-- START OF Information shown --

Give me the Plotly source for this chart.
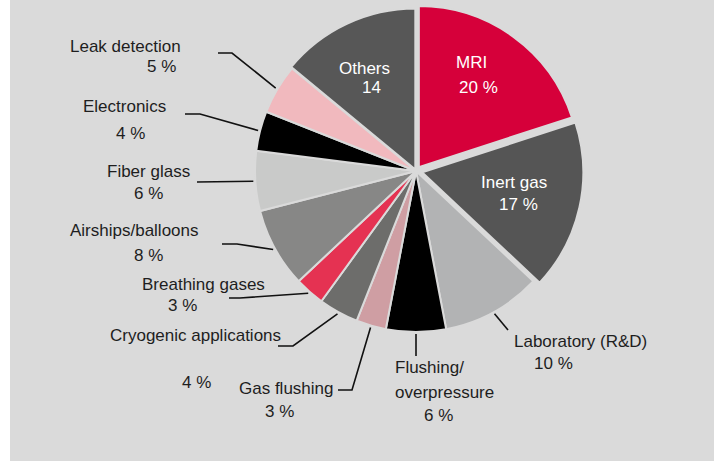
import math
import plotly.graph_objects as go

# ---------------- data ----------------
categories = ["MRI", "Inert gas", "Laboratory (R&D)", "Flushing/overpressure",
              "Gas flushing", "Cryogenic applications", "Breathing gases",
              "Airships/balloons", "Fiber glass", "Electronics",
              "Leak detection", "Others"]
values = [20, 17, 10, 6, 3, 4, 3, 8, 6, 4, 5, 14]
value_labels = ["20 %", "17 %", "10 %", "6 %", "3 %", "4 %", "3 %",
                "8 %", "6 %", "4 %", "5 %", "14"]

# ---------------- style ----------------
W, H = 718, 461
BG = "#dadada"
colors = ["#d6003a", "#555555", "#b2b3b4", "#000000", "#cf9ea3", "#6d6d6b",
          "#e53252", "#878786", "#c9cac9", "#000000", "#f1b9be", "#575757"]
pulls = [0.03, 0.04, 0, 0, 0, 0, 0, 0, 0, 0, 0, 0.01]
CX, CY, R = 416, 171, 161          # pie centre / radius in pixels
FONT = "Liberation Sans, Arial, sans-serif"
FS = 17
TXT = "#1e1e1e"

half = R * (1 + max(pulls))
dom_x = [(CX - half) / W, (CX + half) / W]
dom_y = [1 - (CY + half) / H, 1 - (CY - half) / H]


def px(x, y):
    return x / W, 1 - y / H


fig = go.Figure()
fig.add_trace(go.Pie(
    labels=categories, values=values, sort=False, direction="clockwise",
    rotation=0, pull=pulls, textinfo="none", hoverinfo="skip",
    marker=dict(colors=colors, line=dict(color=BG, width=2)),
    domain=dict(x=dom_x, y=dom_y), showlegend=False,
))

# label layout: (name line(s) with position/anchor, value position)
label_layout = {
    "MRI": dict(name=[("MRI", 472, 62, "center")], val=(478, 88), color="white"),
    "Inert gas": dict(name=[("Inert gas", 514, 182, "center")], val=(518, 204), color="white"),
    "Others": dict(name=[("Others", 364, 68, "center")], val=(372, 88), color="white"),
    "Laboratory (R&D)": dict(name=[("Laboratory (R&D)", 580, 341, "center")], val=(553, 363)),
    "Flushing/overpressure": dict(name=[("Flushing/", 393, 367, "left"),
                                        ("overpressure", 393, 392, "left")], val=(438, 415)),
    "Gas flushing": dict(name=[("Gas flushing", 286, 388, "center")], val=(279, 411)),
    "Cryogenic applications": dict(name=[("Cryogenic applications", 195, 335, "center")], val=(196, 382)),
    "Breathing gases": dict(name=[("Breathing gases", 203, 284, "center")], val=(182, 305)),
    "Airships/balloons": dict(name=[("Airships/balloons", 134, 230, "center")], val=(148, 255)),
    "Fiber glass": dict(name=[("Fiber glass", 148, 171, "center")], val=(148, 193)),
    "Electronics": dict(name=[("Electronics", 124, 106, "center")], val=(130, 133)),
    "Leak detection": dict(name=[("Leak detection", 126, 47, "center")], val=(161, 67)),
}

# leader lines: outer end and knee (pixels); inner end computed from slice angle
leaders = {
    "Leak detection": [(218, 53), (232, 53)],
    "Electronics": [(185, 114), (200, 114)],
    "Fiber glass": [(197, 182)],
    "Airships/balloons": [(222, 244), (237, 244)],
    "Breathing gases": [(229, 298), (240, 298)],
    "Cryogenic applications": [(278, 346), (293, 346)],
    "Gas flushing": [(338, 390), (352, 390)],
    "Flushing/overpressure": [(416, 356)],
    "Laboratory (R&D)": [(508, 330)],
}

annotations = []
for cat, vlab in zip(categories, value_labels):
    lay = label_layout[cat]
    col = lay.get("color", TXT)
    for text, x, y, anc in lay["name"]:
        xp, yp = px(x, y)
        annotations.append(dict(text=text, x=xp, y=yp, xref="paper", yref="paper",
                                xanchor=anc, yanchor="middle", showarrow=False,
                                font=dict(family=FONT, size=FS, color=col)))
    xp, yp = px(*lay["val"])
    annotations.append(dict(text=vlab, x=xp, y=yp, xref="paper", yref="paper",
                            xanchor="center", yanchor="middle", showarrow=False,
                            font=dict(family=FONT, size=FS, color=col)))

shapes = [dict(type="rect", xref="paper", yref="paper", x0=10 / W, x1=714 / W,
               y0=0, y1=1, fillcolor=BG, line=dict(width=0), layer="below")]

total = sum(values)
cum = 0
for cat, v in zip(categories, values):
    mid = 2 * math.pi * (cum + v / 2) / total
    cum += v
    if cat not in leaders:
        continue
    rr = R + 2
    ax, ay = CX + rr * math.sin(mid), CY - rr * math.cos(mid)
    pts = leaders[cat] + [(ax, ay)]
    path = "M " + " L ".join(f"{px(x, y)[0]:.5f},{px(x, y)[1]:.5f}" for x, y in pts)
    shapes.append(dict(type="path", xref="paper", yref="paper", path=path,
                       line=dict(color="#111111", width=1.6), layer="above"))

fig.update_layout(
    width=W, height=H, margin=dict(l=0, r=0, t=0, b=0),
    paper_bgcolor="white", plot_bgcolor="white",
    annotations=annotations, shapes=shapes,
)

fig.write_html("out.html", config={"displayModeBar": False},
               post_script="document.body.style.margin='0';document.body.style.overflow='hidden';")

-- END OF Information shown --

**Task directions**
Your task is to reproduce exactly the lines from the start of the data above through the line containing "import plotly.graph_objects as go", leaving every picture out.

**Exercise answer**
Give me the Plotly source for this chart.
import math
import plotly.graph_objects as go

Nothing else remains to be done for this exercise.